The improvements in text detection and recognition have been driven by techniques known as deep learning [1328] to overcome the drawbacks of the conventional STR system. Yao et al. [13] considered text detection as a semantic segmentation problem. They employed the fully convolutional network (FCN) based on holistically-nested edge detection (HED) to generate global feature maps that include text region information and their relationship. Zhou et al. developed an EAST detector [14] that uses the multi-channel FCN based model for text detection. The detector could generate a text score map and geometry that predict words or text lines of various orientations. Deng et al. applied a PixelLink model [15] that depends on instance segmentation as the text detector. They trained a deep neural network (DNN) for binary classification tasks (text/non-text) and link prediction. The link pixels within text instances were segmented, and the PixelLink located positions of texts from the instance segmentation results without location bounding box regression.
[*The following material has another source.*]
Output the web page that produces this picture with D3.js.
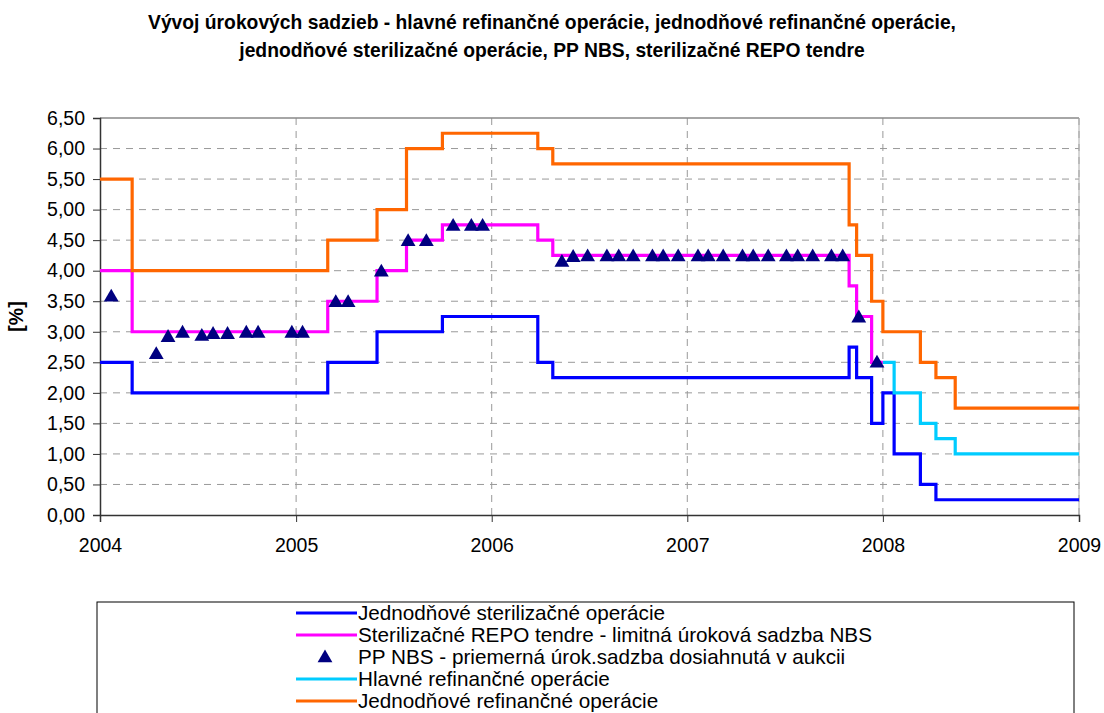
<!DOCTYPE html>
<html>
<head>
<meta charset="utf-8">
<script src="https://cdn.jsdelivr.net/npm/d3@7"></script>
<style>
  body { margin: 0; background: #fff; }
  svg { display: block; font-family: "Liberation Sans", Arial, sans-serif; }
</style>
</head>
<body>
<svg id="chart" width="1104" height="713"></svg>
<script>
// ---------- DATA ----------
const titleLines = [
  "Vývoj úrokových sadzieb - hlavné refinančné operácie, jednodňové refinančné operácie,",
  "jednodňové sterilizačné operácie, PP NBS, sterilizačné REPO tendre"
];
const yTicks = [0, 0.5, 1, 1.5, 2, 2.5, 3, 3.5, 4, 4.5, 5, 5.5, 6, 6.5];
const xTickYears = ["2004", "2005", "2006", "2007", "2008", "2009"];
const yTitle = "[%]";

// Jednodňové sterilizačné operácie
const sterDates = ["2004-01-01","2004-03-01","2005-03-01","2005-06-01","2005-10-01","2006-03-28","2006-04-25","2007-10-30","2007-11-13","2007-12-11","2008-01-01","2008-01-22","2008-03-11","2008-04-09","2009-01-01"];
const sterValues = [2.50, 2.00, 2.50, 3.00, 3.25, 2.50, 2.25, 2.75, 2.25, 1.50, 2.00, 1.00, 0.50, 0.25, 0.25];

// Sterilizačné REPO tendre - limitná úroková sadzba NBS
const repoDates = ["2004-01-01","2004-03-01","2005-03-01","2005-06-01","2005-07-26","2005-10-01","2006-03-28","2006-04-25","2007-10-30","2007-11-13","2007-12-11","2008-01-01"];
const repoValues = [4.00, 3.00, 3.50, 4.00, 4.50, 4.75, 4.50, 4.25, 3.75, 3.25, 2.50, 2.50];

// PP NBS - priemerná úrok.sadzba dosiahnutá v aukcii
const ppDates = ["2004-01-22","2004-04-15","2004-05-07","2004-06-03","2004-07-09","2004-07-30","2004-08-26","2004-09-30","2004-10-22","2004-12-24",
  "2005-01-13","2005-03-16","2005-04-08","2005-06-09","2005-07-29","2005-09-01","2005-10-21","2005-11-24","2005-12-15",
  "2006-05-12","2006-06-02","2006-06-29","2006-08-04","2006-08-26","2006-09-22","2006-10-28","2006-11-17","2006-12-15",
  "2007-01-21","2007-02-09","2007-03-09","2007-04-14","2007-05-04","2007-06-01","2007-07-05","2007-07-26","2007-08-23","2007-09-27","2007-10-18","2007-11-17","2007-12-21"];
const ppValues = [3.58, 2.64, 2.92, 2.99, 2.94, 2.97, 2.97, 2.99, 2.99, 2.99,
  2.99, 3.49, 3.49, 3.99, 4.49, 4.49, 4.74, 4.74, 4.74,
  4.15, 4.23, 4.24, 4.24, 4.24, 4.24, 4.24, 4.24, 4.24,
  4.24, 4.24, 4.24, 4.24, 4.24, 4.24, 4.24, 4.24, 4.24, 4.24, 4.24, 3.24, 2.50];

// Hlavné refinančné operácie
const mainDates = ["2008-01-01","2008-01-22","2008-03-11","2008-04-09","2008-05-15","2009-01-01"];
const mainValues = [2.50, 2.00, 1.50, 1.25, 1.00, 1.00];

// Jednodňové refinančné operácie
const refiDates = ["2004-01-01","2004-03-01","2005-03-01","2005-06-01","2005-07-26","2005-10-01","2006-03-28","2006-04-25","2007-10-30","2007-11-13","2007-12-11","2008-01-01","2008-03-11","2008-04-09","2008-05-15","2009-01-01"];
const refiValues = [5.50, 4.00, 4.50, 5.00, 6.00, 6.25, 6.00, 5.75, 4.75, 4.25, 3.50, 3.00, 2.50, 2.25, 1.75, 1.75];

const legendLabels = [
  "Jednodňové sterilizačné operácie",
  "Sterilizačné REPO tendre - limitná úroková sadzba NBS",
  "PP NBS - priemerná úrok.sadzba dosiahnutá v aukcii",
  "Hlavné refinančné operácie",
  "Jednodňové refinančné operácie"
];

// ---------- LAYOUT ----------
const svg = d3.select("#chart");
const W = 1104, H = 713;
const plot = { left: 100, right: 1079, top: 118, bottom: 515 };
const colors = { ster: "#0000FF", repo: "#FF00FF", pp: "#000080", main: "#00CCFF", refi: "#FF6600" };
const parse = d3.timeParse("%Y-%m-%d");

const x = d3.scaleTime()
  .domain([parse("2004-01-01"), parse("2009-01-01")])
  .range([plot.left, plot.right]);
const y = d3.scaleLinear().domain([0, 6.5]).range([plot.bottom, plot.top]);

svg.append("rect").attr("width", W).attr("height", H).attr("fill", "#fff");

// Title
svg.append("g").selectAll("text").data(titleLines).join("text")
  .attr("x", 552).attr("y", (d, i) => 29 + i * 28)
  .attr("text-anchor", "middle")
  .attr("font-weight", "bold").attr("font-size", 19.3)
  .attr("fill", "#000")
  .text(d => d);

// Grid
const grid = svg.append("g");
grid.selectAll("line.h").data(yTicks.filter(v => v > 0 && v < 6.5)).join("line")
  .attr("x1", plot.left).attr("x2", plot.right)
  .attr("y1", d => y(d)).attr("y2", d => y(d))
  .attr("stroke", "#999").attr("stroke-width", 1).attr("stroke-dasharray", "7,6");
grid.selectAll("line.v").data(xTickYears.slice(1)).join("line")
  .attr("x1", d => x(parse(d + "-01-01"))).attr("x2", d => x(parse(d + "-01-01")))
  .attr("y1", plot.top).attr("y2", plot.bottom)
  .attr("stroke", "#999").attr("stroke-width", 1).attr("stroke-dasharray", "7,6");
// plot frame top / right
svg.append("line").attr("x1", plot.left).attr("x2", plot.right).attr("y1", plot.top).attr("y2", plot.top)
  .attr("stroke", "#888").attr("stroke-width", 1.5);
svg.append("line").attr("x1", plot.right).attr("x2", plot.right).attr("y1", plot.top).attr("y2", plot.bottom)
  .attr("stroke", "#aaa").attr("stroke-width", 1);

// Axes
const yAxis = d3.axisLeft(y).tickValues(yTicks).tickSize(7).tickPadding(8)
  .tickFormat(d => d3.format(".2f")(d).replace(".", ","));
const gy = svg.append("g").attr("transform", `translate(${plot.left},0)`).call(yAxis);
gy.select(".domain").attr("stroke", "#333").attr("stroke-width", 1.5);
gy.selectAll(".tick line").attr("stroke", "#333");
gy.selectAll(".tick text").attr("font-size", 19.5).attr("fill", "#000")
  .attr("font-family", "'Liberation Sans', Arial, sans-serif");

const xAxis = d3.axisBottom(x).tickValues(xTickYears.map(v => parse(v + "-01-01")))
  .tickSize(7).tickPadding(16).tickFormat(d3.timeFormat("%Y"));
const gx = svg.append("g").attr("transform", `translate(0,${plot.bottom})`).call(xAxis);
gx.select(".domain").attr("stroke", "#333").attr("stroke-width", 1.5);
gx.selectAll(".tick line").attr("stroke", "#333");
gx.selectAll(".tick text").attr("font-size", 19.5).attr("fill", "#000")
  .attr("font-family", "'Liberation Sans', Arial, sans-serif");

// Y title
svg.append("text")
  .attr("transform", `translate(23,${(plot.top + plot.bottom) / 2}) rotate(-90)`)
  .attr("text-anchor", "middle").attr("font-weight", "bold").attr("font-size", 19.5)
  .text(yTitle);

// Lines
const line = d3.line().x(d => x(d[0])).y(d => y(d[1])).curve(d3.curveStepAfter);
const series = [
  { dates: sterDates, values: sterValues, color: colors.ster },
  { dates: repoDates, values: repoValues, color: colors.repo },
  { dates: mainDates, values: mainValues, color: colors.main },
  { dates: refiDates, values: refiValues, color: colors.refi }
];
const lg = svg.append("g");
series.forEach(s => {
  const pts = s.dates.map((d, i) => [parse(d), s.values[i]]);
  lg.append("path").datum(pts).attr("d", line)
    .attr("fill", "none").attr("stroke", s.color).attr("stroke-width", 3.2)
    .attr("stroke-linejoin", "miter");
});

// Triangles
const tri = d3.symbol().type(d3.symbolTriangle).size(95);
svg.append("g").selectAll("path").data(ppDates.map((d, i) => [parse(d), ppValues[i]])).join("path")
  .attr("d", tri)
  .attr("transform", d => `translate(${x(d[0])},${y(d[1]) + 1})`)
  .attr("fill", colors.pp);

// Legend
const leg = svg.append("g");
leg.append("rect").attr("x", 97).attr("y", 602).attr("width", 977).attr("height", 130)
  .attr("fill", "#fff").attr("stroke", "#000").attr("stroke-width", 1);
const legendKeys = [
  { type: "line", color: colors.ster },
  { type: "line", color: colors.repo },
  { type: "tri", color: colors.pp },
  { type: "line", color: colors.main },
  { type: "line", color: colors.refi }
];
legendLabels.forEach((lab, i) => {
  const cy = 613 + i * 22;
  const k = legendKeys[i];
  if (k.type === "line") {
    leg.append("line").attr("x1", 296).attr("x2", 357).attr("y1", cy).attr("y2", cy)
      .attr("stroke", k.color).attr("stroke-width", 3.2);
  } else {
    leg.append("path").attr("d", tri).attr("transform", `translate(325,${cy + 1})`).attr("fill", k.color);
  }
  leg.append("text").attr("x", 358).attr("y", cy).attr("dy", "0.35em")
    .attr("font-size", 20.7).attr("fill", "#000").text(lab);
});
</script>
</body>
</html>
Tian et al. [16] developed a deep neural network called a connectionist text proposal network (CTPN) to localized text regions in the image. The CTPN used the VGG16 model as a feature extraction process. They also proposed a vertical anchor mechanism for improving the accuracy of text locations on a fine scale.

In the end-to-end text recognition systems, performing a high accuracy of text recognition needs a large amount of labeled training data. However, text image datasets are often unaligned data. For that reason, we need some extra techniques to map the label sequence to the final text sequence. Recently, Connectionist Temporal Classification (CTC) technique [1720] and attention mechanism [2125] have been proposed to train for text recognition systems. Furthermore, convolution neural networks (CNN) [1920,23] and recurrent neural networks (RNN) – long short-term memory (LSTM) [2425] have been widely and successfully applied to the text recognition.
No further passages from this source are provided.